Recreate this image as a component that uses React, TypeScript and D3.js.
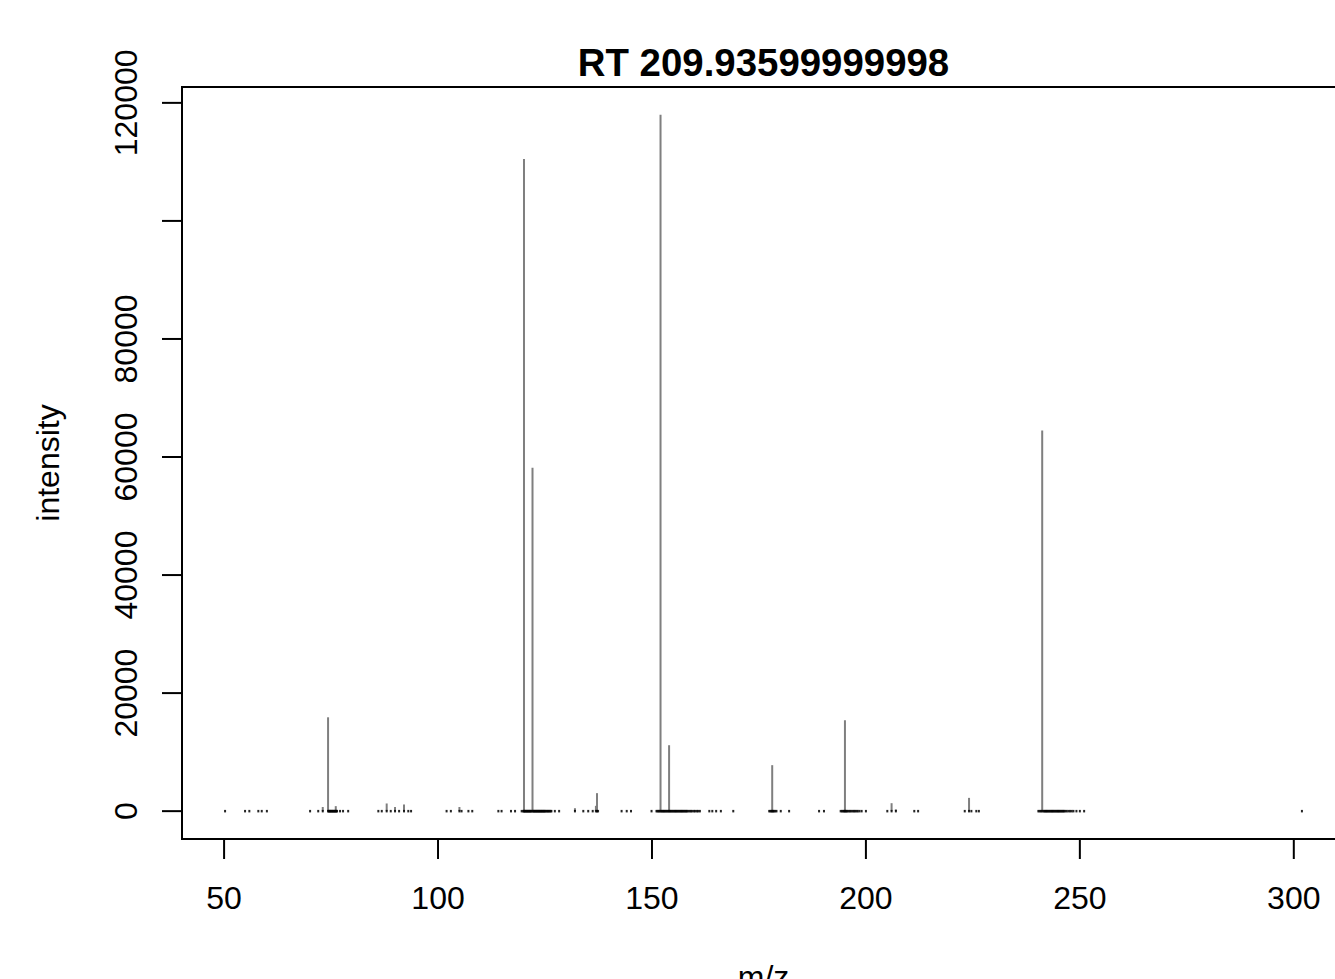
import React from 'react'
import * as d3 from 'd3'

// main peaks (m/z, intensity)
const majorMz = [74.3, 120.09, 122.08, 137.15, 152.0, 154.0, 178.1, 195.1, 206.0, 224.1, 241.2]
const majorInt = [15900, 110500, 58200, 3050, 117970, 11170, 7790, 15400, 1350, 2250, 64480]

// small peaks that show a short stem
const minorMz = [73.06, 76.1, 88.0, 89.95, 92.05, 105.0, 132.0, 136.9, 207.0]
const minorInt = [700, 850, 1300, 700, 1130, 700, 500, 900, 300]

// baseline noise points
const noiseMz = [
  50.23, 54.9, 55.9, 58.0, 58.8, 60.0, 70.1, 72.0,
  74.45, 74.6, 74.75, 74.9, 75.05, 75.2, 75.35, 75.5, 75.65, 75.8, 75.95, 76.25, 76.4, 77.1, 77.8, 79.0,
  86.05, 86.85, 88.95, 90.9, 93.05, 93.7,
  102.0, 103.0, 105.5, 107.1, 108.0, 114.1, 114.85, 117.05, 118.0,
  119.55, 119.9, 120.2, 120.35, 120.5, 120.65, 120.8, 120.95, 121.1, 121.25, 121.4, 121.55, 121.7, 121.85,
  122.25, 122.4, 122.55, 122.7, 122.85, 123.0, 123.15, 123.3, 123.45, 123.6, 123.75, 123.9, 124.05, 124.2,
  124.35, 124.5, 124.65, 124.8, 124.95, 125.1, 125.3, 125.5, 125.7, 125.9, 126.1, 126.3, 126.5, 127.3, 128.3,
  133.95, 135.1, 136.15, 137.4, 142.9, 144.1, 145.1, 149.9,
  151.05, 151.3, 151.55, 151.75, 152.2, 152.4, 152.6, 152.8, 153.0, 153.2, 153.4, 153.6, 153.8,
  154.2, 154.4, 154.6, 154.8, 155.0, 155.2, 155.4, 155.6, 155.8, 156.0, 156.2, 156.4, 156.6, 156.8,
  157.0, 157.2, 157.4, 157.6, 157.8, 158.0, 158.2, 158.5, 158.8, 159.1, 159.4, 159.8, 160.1, 160.5, 160.8, 161.2,
  163.4, 164.1, 165.0, 166.1, 169.0,
  177.4, 177.7, 177.9, 178.3, 178.5, 178.8, 179.1, 180.1, 182.05, 189.05, 190.2,
  194.1, 194.4, 194.7, 194.9, 195.3, 195.5, 195.7, 196.0, 196.3, 196.6, 196.9, 197.2, 197.5, 197.8, 198.1,
  198.5, 199.0, 200.0, 205.0, 211.3, 212.2,
  223.1, 224.65, 225.8, 226.4,
  240.3, 240.6, 240.9, 241.5, 241.7, 241.9, 242.1, 242.3, 242.5, 242.7, 242.9, 243.1, 243.3, 243.5, 243.7,
  243.9, 244.1, 244.3, 244.5, 244.7, 244.9, 245.1, 245.3, 245.5, 245.7, 245.9, 246.1, 246.3, 246.6, 246.9,
  247.3, 247.7, 248.1, 248.5, 249.2, 250.0, 251.0,
  301.9,
]

const xTicks = [50, 100, 150, 200, 250, 300]
const yTicks = [0, 20000, 40000, 60000, 80000, 100000, 120000]
const yTickLabels = ['0', '20000', '40000', '60000', '80000', '', '120000']

const title = 'RT 209.93599999998'

const W = 1335
const H = 979
const font = '"Liberation Sans", Arial, Helvetica, sans-serif'

export default function App() {
  const allMz = [...majorMz, ...minorMz, ...noiseMz]
  const allInt = [...majorInt, ...minorInt]
  const xMin = d3.min(allMz)!
  const xMax = d3.max(allMz)!
  const yMax = d3.max(allInt)!
  const xPad = (xMax - xMin) * 0.04

  const left = 182
  const right = 1345
  const top = 87
  const bottom = 839

  const x = d3.scaleLinear().domain([xMin - xPad, xMax + xPad]).range([left, right])
  const y = d3.scaleLinear().domain([-0.04 * yMax, 1.04 * yMax]).range([bottom, top])

  const stems = [
    ...majorMz.map((m, i) => ({ mz: m, v: majorInt[i] })),
    ...minorMz.map((m, i) => ({ mz: m, v: minorInt[i] })),
  ]

  return (
    <svg width={W} height={H} style={{ position: 'absolute', left: 0, top: 0, background: '#fff' }}>
      <rect x={0} y={0} width={W} height={H} fill="#fff" />

      {/* peak stems */}
      {stems.map((d, i) => (
        <line key={'s' + i} x1={x(d.mz)} x2={x(d.mz)} y1={y(0)} y2={y(d.v)} stroke="#7f7f7f" strokeWidth={2} />
      ))}

      {/* baseline marks */}
      {[...noiseMz, ...majorMz, ...minorMz].map((m, i) => (
        <rect key={'n' + i} x={x(m) - 1} y={y(0) - 1.25} width={2} height={2.5} fill="#000" opacity={0.85} />
      ))}

      {/* box */}
      <rect x={left} y={top} width={right - left} height={bottom - top} fill="none" stroke="#000" strokeWidth={2} />

      {/* x axis */}
      {xTicks.map(t => (
        <g key={'x' + t}>
          <line x1={x(t)} x2={x(t)} y1={bottom} y2={bottom + 20} stroke="#000" strokeWidth={2} />
          <text x={x(t)} y={909} textAnchor="middle" fontFamily={font} fontSize={32}>{t}</text>
        </g>
      ))}

      {/* y axis */}
      {yTicks.map((t, i) => (
        <g key={'y' + t}>
          <line x1={left - 20} x2={left} y1={y(t)} y2={y(t)} stroke="#000" strokeWidth={2} />
          {yTickLabels[i] && (
            <text transform={`translate(137,${y(t)}) rotate(-90)`} textAnchor="middle" fontFamily={font} fontSize={32}>
              {yTickLabels[i]}
            </text>
          )}
        </g>
      ))}

      <text x={(left + right) / 2} y={76} textAnchor="middle" fontFamily={font} fontSize={38.4} fontWeight="bold">
        {title}
      </text>
      <text x={(left + right) / 2} y={988} textAnchor="middle" fontFamily={font} fontSize={32}>m/z</text>
      <text transform={`translate(59,${(top + bottom) / 2}) rotate(-90)`} textAnchor="middle" fontFamily={font} fontSize={32}>
        intensity
      </text>
    </svg>
  )
}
◇ ◇ ◇ ◇
#### Task directions
Reproduce every line precisely as given, omitting all pictures.

#### Result for this task
Recreate this image as a component that uses React, TypeScript and D3.js.
import React from 'react'
import * as d3 from 'd3'

// main peaks (m/z, intensity)
const majorMz = [74.3, 120.09, 122.08, 137.15, 152.0, 154.0, 178.1, 195.1, 206.0, 224.1, 241.2]
const majorInt = [15900, 110500, 58200, 3050, 117970, 11170, 7790, 15400, 1350, 2250, 64480]

// small peaks that show a short stem
const minorMz = [73.06, 76.1, 88.0, 89.95, 92.05, 105.0, 132.0, 136.9, 207.0]
const minorInt = [700, 850, 1300, 700, 1130, 700, 500, 900, 300]

// baseline noise points
const noiseMz = [
  50.23, 54.9, 55.9, 58.0, 58.8, 60.0, 70.1, 72.0,
  74.45, 74.6, 74.75, 74.9, 75.05, 75.2, 75.35, 75.5, 75.65, 75.8, 75.95, 76.25, 76.4, 77.1, 77.8, 79.0,
  86.05, 86.85, 88.95, 90.9, 93.05, 93.7,
  102.0, 103.0, 105.5, 107.1, 108.0, 114.1, 114.85, 117.05, 118.0,
  119.55, 119.9, 120.2, 120.35, 120.5, 120.65, 120.8, 120.95, 121.1, 121.25, 121.4, 121.55, 121.7, 121.85,
  122.25, 122.4, 122.55, 122.7, 122.85, 123.0, 123.15, 123.3, 123.45, 123.6, 123.75, 123.9, 124.05, 124.2,
  124.35, 124.5, 124.65, 124.8, 124.95, 125.1, 125.3, 125.5, 125.7, 125.9, 126.1, 126.3, 126.5, 127.3, 128.3,
  133.95, 135.1, 136.15, 137.4, 142.9, 144.1, 145.1, 149.9,
  151.05, 151.3, 151.55, 151.75, 152.2, 152.4, 152.6, 152.8, 153.0, 153.2, 153.4, 153.6, 153.8,
  154.2, 154.4, 154.6, 154.8, 155.0, 155.2, 155.4, 155.6, 155.8, 156.0, 156.2, 156.4, 156.6, 156.8,
  157.0, 157.2, 157.4, 157.6, 157.8, 158.0, 158.2, 158.5, 158.8, 159.1, 159.4, 159.8, 160.1, 160.5, 160.8, 161.2,
  163.4, 164.1, 165.0, 166.1, 169.0,
  177.4, 177.7, 177.9, 178.3, 178.5, 178.8, 179.1, 180.1, 182.05, 189.05, 190.2,
  194.1, 194.4, 194.7, 194.9, 195.3, 195.5, 195.7, 196.0, 196.3, 196.6, 196.9, 197.2, 197.5, 197.8, 198.1,
  198.5, 199.0, 200.0, 205.0, 211.3, 212.2,
  223.1, 224.65, 225.8, 226.4,
  240.3, 240.6, 240.9, 241.5, 241.7, 241.9, 242.1, 242.3, 242.5, 242.7, 242.9, 243.1, 243.3, 243.5, 243.7,
  243.9, 244.1, 244.3, 244.5, 244.7, 244.9, 245.1, 245.3, 245.5, 245.7, 245.9, 246.1, 246.3, 246.6, 246.9,
  247.3, 247.7, 248.1, 248.5, 249.2, 250.0, 251.0,
  301.9,
]

const xTicks = [50, 100, 150, 200, 250, 300]
const yTicks = [0, 20000, 40000, 60000, 80000, 100000, 120000]
const yTickLabels = ['0', '20000', '40000', '60000', '80000', '', '120000']

const title = 'RT 209.93599999998'

const W = 1335
const H = 979
const font = '"Liberation Sans", Arial, Helvetica, sans-serif'

export default function App() {
  const allMz = [...majorMz, ...minorMz, ...noiseMz]
  const allInt = [...majorInt, ...minorInt]
  const xMin = d3.min(allMz)!
  const xMax = d3.max(allMz)!
  const yMax = d3.max(allInt)!
  const xPad = (xMax - xMin) * 0.04

  const left = 182
  const right = 1345
  const top = 87
  const bottom = 839

  const x = d3.scaleLinear().domain([xMin - xPad, xMax + xPad]).range([left, right])
  const y = d3.scaleLinear().domain([-0.04 * yMax, 1.04 * yMax]).range([bottom, top])

  const stems = [
    ...majorMz.map((m, i) => ({ mz: m, v: majorInt[i] })),
    ...minorMz.map((m, i) => ({ mz: m, v: minorInt[i] })),
  ]

  return (
    <svg width={W} height={H} style={{ position: 'absolute', left: 0, top: 0, background: '#fff' }}>
      <rect x={0} y={0} width={W} height={H} fill="#fff" />

      {/* peak stems */}
      {stems.map((d, i) => (
        <line key={'s' + i} x1={x(d.mz)} x2={x(d.mz)} y1={y(0)} y2={y(d.v)} stroke="#7f7f7f" strokeWidth={2} />
      ))}

      {/* baseline marks */}
      {[...noiseMz, ...majorMz, ...minorMz].map((m, i) => (
        <rect key={'n' + i} x={x(m) - 1} y={y(0) - 1.25} width={2} height={2.5} fill="#000" opacity={0.85} />
      ))}

      {/* box */}
      <rect x={left} y={top} width={right - left} height={bottom - top} fill="none" stroke="#000" strokeWidth={2} />

      {/* x axis */}
      {xTicks.map(t => (
        <g key={'x' + t}>
          <line x1={x(t)} x2={x(t)} y1={bottom} y2={bottom + 20} stroke="#000" strokeWidth={2} />
          <text x={x(t)} y={909} textAnchor="middle" fontFamily={font} fontSize={32}>{t}</text>
        </g>
      ))}

      {/* y axis */}
      {yTicks.map((t, i) => (
        <g key={'y' + t}>
          <line x1={left - 20} x2={left} y1={y(t)} y2={y(t)} stroke="#000" strokeWidth={2} />
          {yTickLabels[i] && (
            <text transform={`translate(137,${y(t)}) rotate(-90)`} textAnchor="middle" fontFamily={font} fontSize={32}>
              {yTickLabels[i]}
            </text>
          )}
        </g>
      ))}

      <text x={(left + right) / 2} y={76} textAnchor="middle" fontFamily={font} fontSize={38.4} fontWeight="bold">
        {title}
      </text>
      <text x={(left + right) / 2} y={988} textAnchor="middle" fontFamily={font} fontSize={32}>m/z</text>
      <text transform={`translate(59,${(top + bottom) / 2}) rotate(-90)`} textAnchor="middle" fontFamily={font} fontSize={32}>
        intensity
      </text>
    </svg>
  )
}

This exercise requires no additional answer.